* Objective
Can you print the data exactly and leave out each image?

* Dataset content
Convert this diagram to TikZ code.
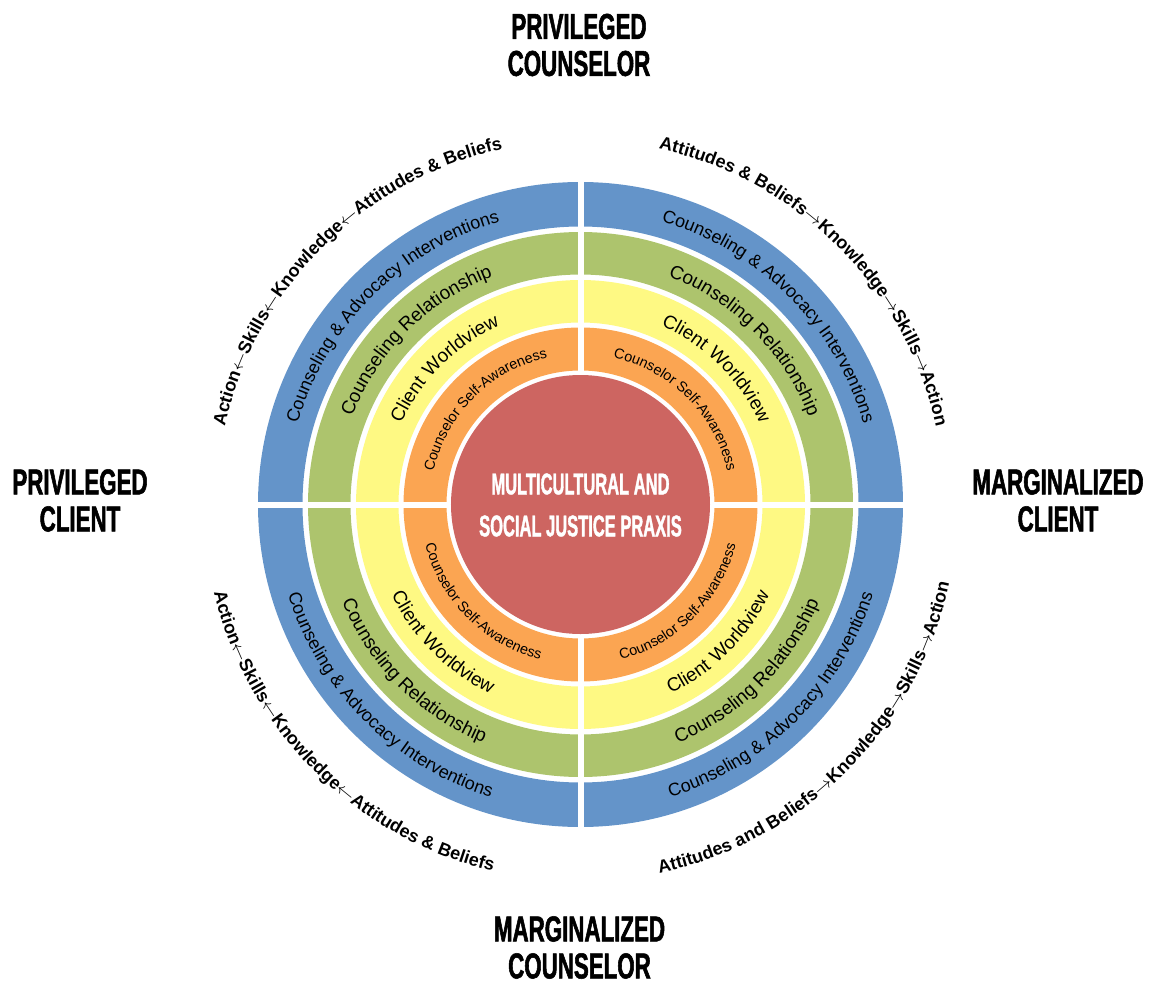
\documentclass[tikz,border=0pt]{standalone}
\usepackage{fontspec}
\setmainfont{Liberation Sans}
\newfontfamily\headfont[FakeStretch=0.62, FakeBold=1.5]{Liberation Sans}
\newfontfamily\praxisfont[FakeStretch=0.55, FakeBold=1.2]{Liberation Sans}
\newfontfamily\spacedfont[LetterSpace=6]{Liberation Sans}
\usetikzlibrary{decorations.text, positioning}
\pgfdeclarelayer{edgelayer}
\pgfdeclarelayer{nodelayer}
\pgfsetlayers{edgelayer,main,nodelayer}
\definecolor{ringblue}{HTML}{6494C9}
\definecolor{ringgreen}{HTML}{ADC46D}
\definecolor{ringyellow}{HTML}{FEF983}
\definecolor{ringorange}{HTML}{FBA552}
\definecolor{praxisred}{HTML}{CD6561}
\tikzset{
	heading/.style={align=center, inner sep=0pt, font=\headfont\bfseries\fontsize{18}{18.5}\selectfont},
	praxis/.style={align=center, inner sep=0pt, text=white, font=\praxisfont\bfseries\fontsize{15}{21}\selectfont},
	ringtext/.style={decorate, decoration={text along path, text align=center, text={#1}}},
	quadgap/.style={white, line width=3pt}
}

\begin{document}
\begin{tikzpicture}[x=0.5pt, y=0.5pt]
	\useasboundingbox (-580.5, -481.5) rectangle (570.5, 504.5);
	\begin{pgfonlayer}{edgelayer}
		\foreach \ro/\ri/\c in {322.5/278/ringblue, 272.5/230/ringgreen, 224.5/182/ringyellow, 177/134/ringorange}
			\fill [\c, even odd rule] (0, 0) circle [radius=\ro] circle [radius=\ri];
		\fill [praxisred] (0, 0) circle [radius=129.5];
		\foreach \a in {0, 90, 180, 270}
			\draw [quadgap] (\a:131) -- (\a:326);
	\end{pgfonlayer}
	\begin{pgfonlayer}{nodelayer}
		\node [praxis] (0) at (0, -0.5) {MULTICULTURAL AND\\SOCIAL JUSTICE PRAXIS};
		\node [heading] (1) at (-1.5, 459.5) {PRIVILEGED\\COUNSELOR};
		\node [heading] (2) at (-500.5, 4) {PRIVILEGED\\CLIENT};
		\node [heading] (3) at (477.5, 4) {MARGINALIZED\\CLIENT};
		\node [heading] (4) at (-1, -443) {MARGINALIZED\\COUNSELOR};
		% ring labels, top quadrants clockwise, bottom ones counterclockwise
		\foreach \sa/\ea/\sg in {180/90/-1, 90/0/-1, 180/270/1, 270/360/1} {
			\path [ringtext={|\fontsize{9}{9}\selectfont|Counseling {\&} Advocacy Interventions}] (\sa:300+6*\sg) arc [start angle=\sa, end angle=\ea, radius=300+6*\sg];
			\path [ringtext={|\fontsize{9.5}{9.5}\selectfont|Counseling Relationship}] (\sa:251+6.5*\sg) arc [start angle=\sa, end angle=\ea, radius=251+6.5*\sg];
			\path [ringtext={|\spacedfont\fontsize{9.5}{9.5}\selectfont|Client Worldview}] (\sa:203+6.5*\sg) arc [start angle=\sa, end angle=\ea, radius=203+6.5*\sg];
			\path [ringtext={|\fontsize{7.2}{7.2}\selectfont|Counselor Self-Awareness}] (\sa:155.5+5*\sg) arc [start angle=\sa, end angle=\ea, radius=155.5+5*\sg];
		}
		% outer sequences
		\path [ringtext={|\bfseries\fontsize{9}{9}\selectfont|Action{$\leftarrow$}Skills{$\leftarrow$}Knowledge{$\leftarrow$}Attitudes {\&} Beliefs}] (180:364) arc [start angle=180, end angle=90, radius=364];
		\path [ringtext={|\bfseries\fontsize{9}{9}\selectfont|Attitudes {\&} Beliefs{$\rightarrow$}Knowledge{$\rightarrow$}Skills{$\rightarrow$}Action}] (90:364) arc [start angle=90, end angle=0, radius=364];
		\path [ringtext={|\bfseries\fontsize{9}{9}\selectfont|Action{$\leftarrow$}Skills{$\leftarrow$}Knowledge{$\leftarrow$}Attitudes {\&} Beliefs}] (180:377) arc [start angle=180, end angle=270, radius=377];
		\path [ringtext={|\bfseries\fontsize{9}{9}\selectfont|Attitudes and Beliefs{$\rightarrow$}Knowledge{$\rightarrow$}Skills{$\rightarrow$}Action}] (270:377) arc [start angle=270, end angle=360, radius=377];
	\end{pgfonlayer}
\end{tikzpicture}
\end{document}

* Expected output
Convert this diagram to TikZ code.
\documentclass[tikz,border=0pt]{standalone}
\usepackage{fontspec}
\setmainfont{Liberation Sans}
\newfontfamily\headfont[FakeStretch=0.62, FakeBold=1.5]{Liberation Sans}
\newfontfamily\praxisfont[FakeStretch=0.55, FakeBold=1.2]{Liberation Sans}
\newfontfamily\spacedfont[LetterSpace=6]{Liberation Sans}
\usetikzlibrary{decorations.text, positioning}
\pgfdeclarelayer{edgelayer}
\pgfdeclarelayer{nodelayer}
\pgfsetlayers{edgelayer,main,nodelayer}
\definecolor{ringblue}{HTML}{6494C9}
\definecolor{ringgreen}{HTML}{ADC46D}
\definecolor{ringyellow}{HTML}{FEF983}
\definecolor{ringorange}{HTML}{FBA552}
\definecolor{praxisred}{HTML}{CD6561}
\tikzset{
	heading/.style={align=center, inner sep=0pt, font=\headfont\bfseries\fontsize{18}{18.5}\selectfont},
	praxis/.style={align=center, inner sep=0pt, text=white, font=\praxisfont\bfseries\fontsize{15}{21}\selectfont},
	ringtext/.style={decorate, decoration={text along path, text align=center, text={#1}}},
	quadgap/.style={white, line width=3pt}
}

\begin{document}
\begin{tikzpicture}[x=0.5pt, y=0.5pt]
	\useasboundingbox (-580.5, -481.5) rectangle (570.5, 504.5);
	\begin{pgfonlayer}{edgelayer}
		\foreach \ro/\ri/\c in {322.5/278/ringblue, 272.5/230/ringgreen, 224.5/182/ringyellow, 177/134/ringorange}
			\fill [\c, even odd rule] (0, 0) circle [radius=\ro] circle [radius=\ri];
		\fill [praxisred] (0, 0) circle [radius=129.5];
		\foreach \a in {0, 90, 180, 270}
			\draw [quadgap] (\a:131) -- (\a:326);
	\end{pgfonlayer}
	\begin{pgfonlayer}{nodelayer}
		\node [praxis] (0) at (0, -0.5) {MULTICULTURAL AND\\SOCIAL JUSTICE PRAXIS};
		\node [heading] (1) at (-1.5, 459.5) {PRIVILEGED\\COUNSELOR};
		\node [heading] (2) at (-500.5, 4) {PRIVILEGED\\CLIENT};
		\node [heading] (3) at (477.5, 4) {MARGINALIZED\\CLIENT};
		\node [heading] (4) at (-1, -443) {MARGINALIZED\\COUNSELOR};
		% ring labels, top quadrants clockwise, bottom ones counterclockwise
		\foreach \sa/\ea/\sg in {180/90/-1, 90/0/-1, 180/270/1, 270/360/1} {
			\path [ringtext={|\fontsize{9}{9}\selectfont|Counseling {\&} Advocacy Interventions}] (\sa:300+6*\sg) arc [start angle=\sa, end angle=\ea, radius=300+6*\sg];
			\path [ringtext={|\fontsize{9.5}{9.5}\selectfont|Counseling Relationship}] (\sa:251+6.5*\sg) arc [start angle=\sa, end angle=\ea, radius=251+6.5*\sg];
			\path [ringtext={|\spacedfont\fontsize{9.5}{9.5}\selectfont|Client Worldview}] (\sa:203+6.5*\sg) arc [start angle=\sa, end angle=\ea, radius=203+6.5*\sg];
			\path [ringtext={|\fontsize{7.2}{7.2}\selectfont|Counselor Self-Awareness}] (\sa:155.5+5*\sg) arc [start angle=\sa, end angle=\ea, radius=155.5+5*\sg];
		}
		% outer sequences
		\path [ringtext={|\bfseries\fontsize{9}{9}\selectfont|Action{$\leftarrow$}Skills{$\leftarrow$}Knowledge{$\leftarrow$}Attitudes {\&} Beliefs}] (180:364) arc [start angle=180, end angle=90, radius=364];
		\path [ringtext={|\bfseries\fontsize{9}{9}\selectfont|Attitudes {\&} Beliefs{$\rightarrow$}Knowledge{$\rightarrow$}Skills{$\rightarrow$}Action}] (90:364) arc [start angle=90, end angle=0, radius=364];
		\path [ringtext={|\bfseries\fontsize{9}{9}\selectfont|Action{$\leftarrow$}Skills{$\leftarrow$}Knowledge{$\leftarrow$}Attitudes {\&} Beliefs}] (180:377) arc [start angle=180, end angle=270, radius=377];
		\path [ringtext={|\bfseries\fontsize{9}{9}\selectfont|Attitudes and Beliefs{$\rightarrow$}Knowledge{$\rightarrow$}Skills{$\rightarrow$}Action}] (270:377) arc [start angle=270, end angle=360, radius=377];
	\end{pgfonlayer}
\end{tikzpicture}
\end{document}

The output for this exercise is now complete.